Core M Broadwell Speeds, Feeds, And Performance
Forthcoming Core M Product Line-Up
Asus is also out in front with the upcoming Zenbook UX305 and other manufacturers are bound to follow suit in short order. Expect these systems to drop into highly competitive price brackets with each manufacturer jockeying to out-do the other. Broadwell Y is going to be the first serious Intel system with a chance at pulling business from the Android designs, and OEMs know it.
Broadwell Y is a huge step forward for Intel, and not just because the company is fighting to redeem itself after years of missed opportunities and the erosion of PC sales at the gain of tablet. Intel, for better or worse, is staking its future as a mobile company on the idea that it can do sub-5W form factors and compete for the tablets that are still lighting up sales charts (even if they aren't growing at the same rate as before).
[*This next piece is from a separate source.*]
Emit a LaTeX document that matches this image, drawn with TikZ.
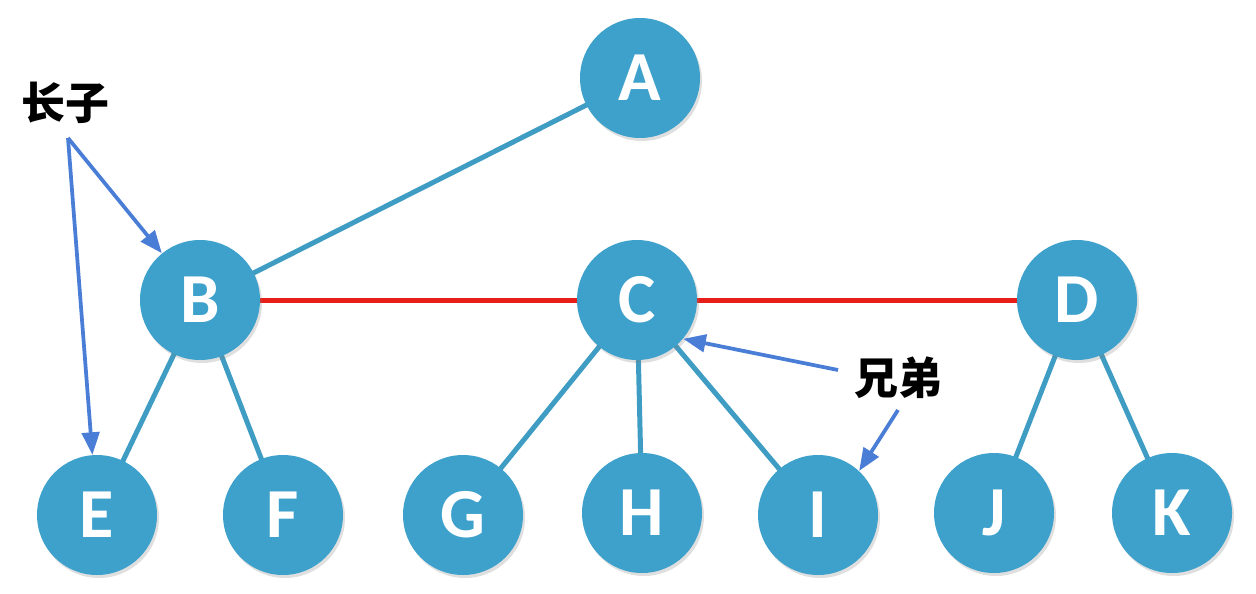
\documentclass[tikz,border=0pt]{standalone}
\usepackage{fontspec}
\setmainfont{Carlito}
\newfontfamily\cjk{Noto Sans CJK SC}
\usetikzlibrary{arrows.meta,shadows}

\definecolor{nodeblue}{RGB}{61,161,204}
\definecolor{edgeblue}{RGB}{63,157,196}
\definecolor{arrowblue}{RGB}{74,125,214}
\definecolor{siblingred}{RGB}{232,30,24}

\begin{document}
\begin{tikzpicture}[
  tree node/.style={circle,fill=nodeblue,minimum size=24mm,inner sep=0pt,
    text=white,font=\fontsize{40}{40}\selectfont\bfseries,
    drop shadow={shadow xshift=0.4mm,shadow yshift=-0.6mm,opacity=0.25}},
  tree edge/.style={draw=edgeblue,line width=1mm},
  sibling edge/.style={draw=siblingred,line width=1mm},
  note/.style={font=\cjk\fontsize{25}{25}\selectfont\bfseries,text=black},
  note arrow/.style={draw=arrowblue,line width=0.75mm,
    -{Triangle[length=4.5mm,width=3.5mm]}},
]
\useasboundingbox (0,0) rectangle (25.12,-11.86);
% edges first, nodes on top
\coordinate (pA) at (12.8,-1.56);
\coordinate (pB) at (4.0,-6.0);
\coordinate (pC) at (12.74,-6.0);
\coordinate (pD) at (21.54,-6.0);
\coordinate (pE) at (1.94,-10.3);
\coordinate (pF) at (5.66,-10.3);
\coordinate (pG) at (9.26,-10.3);
\coordinate (pH) at (12.84,-10.26);
\coordinate (pI) at (16.36,-10.3);
\coordinate (pJ) at (19.88,-10.26);
\coordinate (pK) at (23.44,-10.26);
\draw[tree edge] (pA) -- (pB);
\draw[tree edge] (pB) -- (pE);
\draw[tree edge] (pB) -- (pF);
\draw[tree edge] (pC) -- (pG);
\draw[tree edge] (pC) -- (pH);
\draw[tree edge] (pC) -- (pI);
\draw[tree edge] (pD) -- (pJ);
\draw[tree edge] (pD) -- (pK);
\draw[sibling edge] (pB) -- (pC);
\draw[sibling edge] (pC) -- (pD);
\node[tree node] (A) at (pA) {A};
\node[tree node] (B) at (pB) {B};
\node[tree node] (C) at (pC) {C};
\node[tree node] (D) at (pD) {D};
\node[tree node] (E) at (pE) {E};
\node[tree node] (F) at (pF) {F};
\node[tree node] (G) at (pG) {G};
\node[tree node] (H) at (pH) {H};
\node[tree node] (I) at (pI) {I};
\node[tree node] (J) at (pJ) {J};
\node[tree node] (K) at (pK) {K};
% notes
\node[note] (eldest) at (1.3,-2.06) {长子};
\node[note] (brothers) at (17.96,-7.56) {兄弟};
\coordinate (eldestTail) at (1.36,-2.76);
\coordinate (brotherTailA) at (16.76,-7.4);
\coordinate (brotherTailB) at (17.96,-8.2);
\draw[note arrow] (eldestTail) -- (B);
\draw[note arrow] (eldestTail) -- (E);
\draw[note arrow] (brotherTailA) -- (C.-40);
\draw[note arrow] (brotherTailB) -- (I.47);
\end{tikzpicture}
\end{document}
If Intel pulls this off with Broadwell Y, it'll lock in the premium ultralight laptop segment around its own parts and offer credible alternatives to any ARM-based challengers that might make a play for these SKUs at some future point. It also offers a credible threat to ARM-based premium larger tablet offerings, with Intel fostering both Windows solutions as well as vigorously pursuing Android on X86 designs. The bottom line is, Intel still wants to build solutions that can effectively attack both markets, of course.
Broadwell Y should be able do that -- and it's about time.